На исходе холодной войны дальновидные западные мыслители считали необходимым отказаться от фиксации внимания на Советском Союзе, шире смотреть на мировое развитие, решать глобальные проблемы – распространение оружия массового уничтожения и ракетных технологий, регулирование региональных и локальных кризисов и другие. В новой геополитической ситуации другие страны могли оказаться более важными партнерами, чем СССР. Главным приоритетом Запада в то время была не интеграция Советского Союза в международное общество, а сохранение собственного единства и сплоченности, в том числе в рамках НАТО и Европейского экономического сообщества (ЕЭС), в условиях нараставшей стратегической и политической неопределенности.


«Для демократической России естественные противники СССР являются естественными друзьями, а в перспективе союзниками».

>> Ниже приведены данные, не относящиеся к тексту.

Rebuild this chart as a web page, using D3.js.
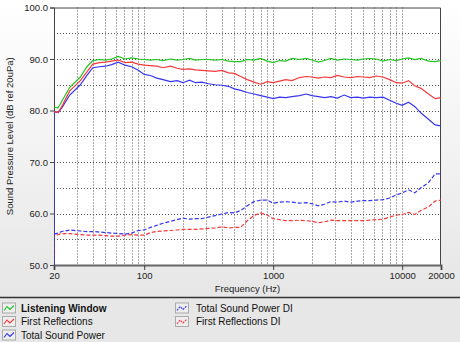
<!DOCTYPE html>
<html><head><meta charset="utf-8">
<script src="https://cdn.jsdelivr.net/npm/d3@7"></script>
<style>html,body{margin:0;padding:0;background:#fff;}svg{display:block;}</style>
</head><body>
<script>
const freqs = [20,20,21.5,23,26.5,32,36,40,45,50,56,63,71,80,90,100,112,125,140,160,180,200,225,250,280,315,355,400,450,500,560,630,710,800,900,1000,1120,1250,1400,1600,1800,2000,2240,2500,2800,3150,3550,4000,4500,5000,5600,6300,7100,8000,9000,10000,11200,12500,14000,16000,18000,20000];
const listeningWindow = [80.6,80.6,80.5,81.8,84.5,86.5,88.5,89.7,89.9,89.8,90.0,90.5,90.0,90.2,90.0,89.9,89.8,89.9,89.7,90.0,89.8,89.9,90.1,89.8,89.9,89.9,89.8,89.9,89.6,89.5,89.5,89.9,89.8,90.1,89.6,89.3,89.7,89.6,90.1,89.9,90.1,89.8,89.4,89.7,90.1,89.8,90.0,89.9,89.8,90.0,90.1,90.0,89.6,89.9,89.7,90.0,90.2,89.9,90.1,89.6,89.5,89.7];
const firstReflections = [79.8,79.8,79.6,80.8,83.8,85.8,87.5,89.0,89.3,89.4,89.6,89.8,89.3,89.4,89.0,88.8,88.7,88.6,88.3,88.6,88.2,88.0,88.1,87.9,87.8,87.7,87.6,87.8,87.3,87.2,86.6,86.0,85.5,85.1,85.6,85.4,85.7,86.0,85.8,86.4,86.6,86.5,86.3,86.5,86.4,86.8,86.5,86.4,86.6,86.5,86.4,86.7,86.5,86.0,85.4,85.3,85.8,84.8,84.3,83.2,82.3,82.5];
const totalSoundPower = [40,79.8,79.6,80.5,83.0,85.0,86.8,88.3,88.5,88.6,88.9,89.4,88.8,88.5,87.8,87.0,86.8,86.3,86.0,85.6,85.8,85.4,85.9,85.4,85.5,85.2,85.0,84.9,84.7,84.2,83.9,83.5,83.2,82.9,82.6,82.3,82.6,82.5,82.7,82.9,83.2,82.9,82.7,82.5,82.7,82.4,83.0,82.5,82.6,82.4,82.6,82.5,82.6,82.0,81.4,81.0,81.6,80.8,79.5,78.3,77.2,77.0];
const totalSoundPowerDI = [56.0,56.0,56.2,56.5,56.8,56.6,56.5,56.5,56.4,56.3,56.2,56.1,56.0,56.2,56.7,56.8,57.3,57.7,58.1,58.5,58.8,59.1,58.9,59.0,59.0,59.3,59.6,59.9,60.2,60.1,60.6,61.5,62.3,62.6,62.6,62.0,62.2,62.3,62.2,62.0,62.1,61.9,61.5,61.8,62.3,62.2,62.4,62.2,62.4,62.5,62.5,62.6,62.7,63.0,63.6,64.0,64.6,64.0,65.0,66.0,67.7,67.7];
const firstReflectionsDI = [40,55.8,55.9,56.1,56.1,55.9,55.8,55.8,55.8,55.7,55.6,55.6,55.8,55.9,55.8,55.8,56.3,56.5,56.6,56.7,56.8,56.9,56.9,56.9,57.0,57.1,57.2,57.4,57.2,57.3,57.3,58.6,59.6,60.1,59.7,59.0,58.8,58.6,58.6,58.7,58.6,58.5,58.2,58.4,58.7,58.6,58.6,58.6,58.6,58.6,58.7,58.8,58.9,59.3,59.7,59.8,60.2,59.8,60.6,61.3,62.4,62.6];
const yTicks = [50,60,70,80,90,100];
const yGrid = [55,60,65,70,75,80,85,90,95];
const xTickLabels = [20,100,1000,10000,20000];
const xGrid = [30,40,50,60,70,80,90,100,200,300,400,500,600,700,800,900,1000,2000,3000,4000,5000,6000,7000,8000,9000,10000];
const seriesNames = ["Listening Window","First Reflections","Total Sound Power","Total Sound Power DI","First Reflections DI"];

const W = 460, H = 342;
const m = {left:54, right:19, top:7.5, bottom:77};
const svg = d3.select("body").append("svg").attr("width", W).attr("height", H)
  .style("font-family","'Liberation Sans', Arial, sans-serif");
const defs = svg.append("defs");
const bg = defs.append("linearGradient").attr("id","bg").attr("x1",0).attr("y1",0).attr("x2",0).attr("y2",1);
bg.append("stop").attr("offset","0%").attr("stop-color","#ffffff");
bg.append("stop").attr("offset","100%").attr("stop-color","#e6e6e6");
svg.append("rect").attr("width",W).attr("height",297).attr("fill","url(#bg)");
svg.append("rect").attr("y",297).attr("width",W).attr("height",H-297).attr("fill","#e7e7e7");

const x = d3.scaleLog().domain([20,20000]).range([m.left, W-m.right]);
const y = d3.scaleLinear().domain([50,100]).range([H-m.bottom, m.top]);

svg.append("rect").attr("x",x(20)).attr("y",y(100)).attr("width",x(20000)-x(20)).attr("height",y(50)-y(100)).attr("fill","#fff");
defs.append("clipPath").attr("id","clip").append("rect").attr("x",x(20)).attr("y",y(100)).attr("width",x(20000)-x(20)).attr("height",y(50)-y(100));

const grid = svg.append("g").attr("stroke","#555").attr("stroke-width",1).attr("stroke-dasharray","1,2");
grid.selectAll(".hg").data(yGrid).join("line").attr("x1",x(20)).attr("x2",x(20000))
  .attr("y1",d=>Math.round(y(d))+0.5).attr("y2",d=>Math.round(y(d))+0.5);
grid.selectAll(".vg").data(xGrid).join("line").attr("y1",y(100)).attr("y2",y(50))
  .attr("x1",d=>Math.round(x(d))+0.5).attr("x2",d=>Math.round(x(d))+0.5);

svg.append("path").attr("d",`M${x(20)},${y(100)+0.5}H${x(20000)-0.5}V${y(50)}`).attr("fill","none").attr("stroke","#444").attr("stroke-width",1);

const ya = svg.append("g").attr("transform",`translate(${x(20)},0)`)
  .call(d3.axisLeft(y).tickValues(yTicks).tickFormat(d3.format(".1f")).tickSize(4).tickPadding(2));
ya.select(".domain").attr("stroke","#444");
ya.selectAll(".tick line").attr("stroke","#444");
ya.selectAll("text").attr("fill","#222").style("font-size","9.5px");

const xa = svg.append("g").attr("transform",`translate(0,${y(50)})`)
  .call(d3.axisBottom(x).tickValues(xTickLabels).tickFormat(d3.format("d")).tickSize(5).tickPadding(2));
xa.select(".domain").attr("stroke","#666").attr("stroke-width",2);
xa.selectAll(".tick line").attr("stroke","#444");
xa.selectAll("text").attr("fill","#222").style("font-size","9.5px");

svg.append("text").attr("x",(x(20)+x(20000))/2).attr("y",292).attr("text-anchor","middle")
  .style("font-size","9.5px").attr("fill","#222").text("Frequency (Hz)");
svg.append("text").attr("transform",`translate(13,${(y(50)+y(100))/2}) rotate(-90)`).attr("text-anchor","middle")
  .style("font-size","9.5px").attr("fill","#222").text("Sound Pressure Level (dB ref 20uPa)");

svg.append("line").attr("x1",0).attr("x2",W).attr("y1",297.5).attr("y2",297.5).attr("stroke","#333").attr("stroke-width",1.5);

const colors = ["#22c322","#f23a3a","#3636f0","#3636f0","#f23a3a"];
const dashes = [null,null,null,"4,2","4,2"];
const data = [listeningWindow, firstReflections, totalSoundPower, totalSoundPowerDI, firstReflectionsDI];
const line = d3.line().x((d,i)=>x(freqs[i])).y(d=>y(d));
const lines = svg.append("g").attr("clip-path","url(#clip)");
[4,3,2,1,0].forEach(k=>{
  lines.append("path").datum(data[k]).attr("d",line).attr("fill","none")
    .attr("stroke",colors[k]).attr("stroke-width",1.2).attr("stroke-dasharray",dashes[k]);
});

const legPos = [[2,311.5],[2,325],[2,338.5],[175,311.5],[175,325]];
seriesNames.forEach((n,k)=>{
  const [lx,ly] = legPos[k];
  const g = svg.append("g").attr("transform",`translate(${lx},${ly})`);
  g.append("rect").attr("x",0.5).attr("y",-8.5).attr("width",13).attr("height",10).attr("fill","#eee").attr("stroke","#aaa");
  g.append("path").attr("d","M2,-1L5,-5L8,-2L12,-6").attr("fill","none").attr("stroke",colors[k]).attr("stroke-width",1.1)
    .attr("stroke-dasharray", k>=3 ? "2,1" : null);
  g.append("text").attr("x",k>=3?21:19).attr("y",0).style("font-size","10px").attr("fill","#111")
    .style("font-weight",k===0?"bold":"normal").text(n);
});
</script>
</body></html>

Андрей Владимирович Козырев, министр иностранных дел Российской Федерации в 1990–1996 годах


Фактически продолжая развитие линии «Горбачев – Шеварднадзе», новое руководство в Кремле сразу же выдвинуло принцип: Российская Федерация является государством – преемником Союза Советских Социалистических Республик. Она унаследовала его место в СБ ООН, взяла под свою юрисдикцию все заграничные активы и учреждения СССР, включая его посольства, приняла на себя ответственность за его внешний долг. При содействии США РФ сосредоточила на своей территории и под своим контролем все ядерное оружие бывшего Советского Союза.

Более сложным было определение национальных интересов новой России. В результате прекращения холодной войны и выхода из коммунизма распространились представления о «конце истории». Мир переходил к социально-политически однородному глобальному сообществу. У воспитанных в марксистско-ленинской традиции и поменявших идеологическую полярность руководителей России это порождало надежду и эйфорию.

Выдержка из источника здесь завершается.